11. The computer program product of claim 10 further comprising instructions to cause a computer to: build a model for each product, based on a random test sample of potential contacts selected from a data set of prospects .

12. The computer program product of claim 10 comprising instructions for causing a computer to: compare probabilities for each product to determine which product or products to market to each of the plurality of prospects.

13. The computer program product of claim 12 further comprising instructions for causing a computer to: compare expected profits by including cost and revenue information.

14. The computer program product of claim 10 further comprising instructions for causing a computer to: return a set of probability estimates for each prospect .

15. The computer program product of claim 14 wherein the set of probability estimates corresponds to estimates of the likelihood that a given prospect will purchase each of the plurality of products .

16. The computer program product of claim 10 wherein the inputs to each model include a prospect's purchase information about a set of products.

17. The computer program product of claim 10 further comprising instructions for causing a computer to: build the plurality of models for each of the plurality of products, trained by a corresponding plurality of random test samples of prospects selected from a data set of prospects .

18. The computer program product of claim 17 wherein each random test sample is filtered to remove those prospects who are recent purchasers of the product modeled by each corresponding plurality of models.

19. The computer program product of claim 14 wherein a recent purchase of a product is determined based on the typical buying frequency of the product.
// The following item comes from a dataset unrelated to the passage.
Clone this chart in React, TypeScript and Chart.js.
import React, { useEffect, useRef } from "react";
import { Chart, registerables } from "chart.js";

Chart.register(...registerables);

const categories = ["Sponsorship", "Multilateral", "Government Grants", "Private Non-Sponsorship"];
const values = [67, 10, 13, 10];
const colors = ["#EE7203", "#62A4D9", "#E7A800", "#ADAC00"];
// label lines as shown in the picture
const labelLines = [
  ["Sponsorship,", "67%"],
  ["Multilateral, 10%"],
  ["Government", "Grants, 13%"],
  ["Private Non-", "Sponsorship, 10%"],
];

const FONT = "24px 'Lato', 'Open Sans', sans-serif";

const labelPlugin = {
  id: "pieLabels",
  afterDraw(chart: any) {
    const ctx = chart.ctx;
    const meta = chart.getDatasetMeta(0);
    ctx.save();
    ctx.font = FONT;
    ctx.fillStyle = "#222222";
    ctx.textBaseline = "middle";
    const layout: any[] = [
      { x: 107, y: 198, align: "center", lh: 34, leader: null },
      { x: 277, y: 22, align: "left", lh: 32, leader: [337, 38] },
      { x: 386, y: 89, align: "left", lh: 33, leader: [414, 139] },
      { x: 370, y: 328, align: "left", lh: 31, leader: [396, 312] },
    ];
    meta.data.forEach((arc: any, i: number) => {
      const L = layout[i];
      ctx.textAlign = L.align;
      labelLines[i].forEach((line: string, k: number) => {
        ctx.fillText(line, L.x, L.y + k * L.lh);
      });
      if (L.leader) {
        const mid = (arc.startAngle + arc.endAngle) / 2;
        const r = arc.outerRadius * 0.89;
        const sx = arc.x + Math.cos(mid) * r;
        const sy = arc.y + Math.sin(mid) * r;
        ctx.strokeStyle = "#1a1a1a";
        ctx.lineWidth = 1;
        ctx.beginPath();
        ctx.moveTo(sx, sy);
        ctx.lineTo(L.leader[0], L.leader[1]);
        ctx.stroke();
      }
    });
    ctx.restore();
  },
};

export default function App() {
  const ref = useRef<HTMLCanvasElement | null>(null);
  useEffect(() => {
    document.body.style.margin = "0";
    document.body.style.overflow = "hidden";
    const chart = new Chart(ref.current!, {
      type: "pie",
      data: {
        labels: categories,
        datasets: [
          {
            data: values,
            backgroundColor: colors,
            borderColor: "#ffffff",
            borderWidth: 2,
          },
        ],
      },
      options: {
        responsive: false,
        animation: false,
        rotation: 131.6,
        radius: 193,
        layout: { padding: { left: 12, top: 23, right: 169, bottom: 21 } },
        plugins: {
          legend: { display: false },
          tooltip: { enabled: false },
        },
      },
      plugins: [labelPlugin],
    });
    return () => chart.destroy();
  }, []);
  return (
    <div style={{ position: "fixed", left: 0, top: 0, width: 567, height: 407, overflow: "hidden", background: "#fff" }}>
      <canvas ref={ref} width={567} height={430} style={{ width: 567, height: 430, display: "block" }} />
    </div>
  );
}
20. A method of determining a number of prospects to contact in a marketing campaign comprises: fixing a unit cost to market each of a plurality of products by considering a mailing campaign for each product independently and adjusting the unit costs that have been assumed for each product independently, to arrive at costs that are appropriate when considering all of the products together; assigning prospects to product mailing lists based on the costs determined in the first pass while accumulating actual quantities of prospects to be placed on each of the lists; and correcting the costs based on actual quantities by considering a maximum budget for the marketing campaign.

21. The method of claim 20 wherein fixing the unit cost specifies the quantity of marketing literature that would be mailed out if that product was the only product.

22. The method of claim 20 wherein fixing the unit cost further comprises: determining statistical measurements to make adjustments from the unit costs that have been assumed for each product independently, to arrive at the costs considering all of the products together.

23. The method of claim 22 wherein the statistical measurements are correlations between scores of products.

24. The method of claim 23 wherein the correlations between the product scores provide information about the amount of overlap in product recommendations that could be expected if products were being assigned independently to each prospect .

25. The method of claim 24 further comprising: adjusting estimated volumes for each product, and unit costs based on the correlations.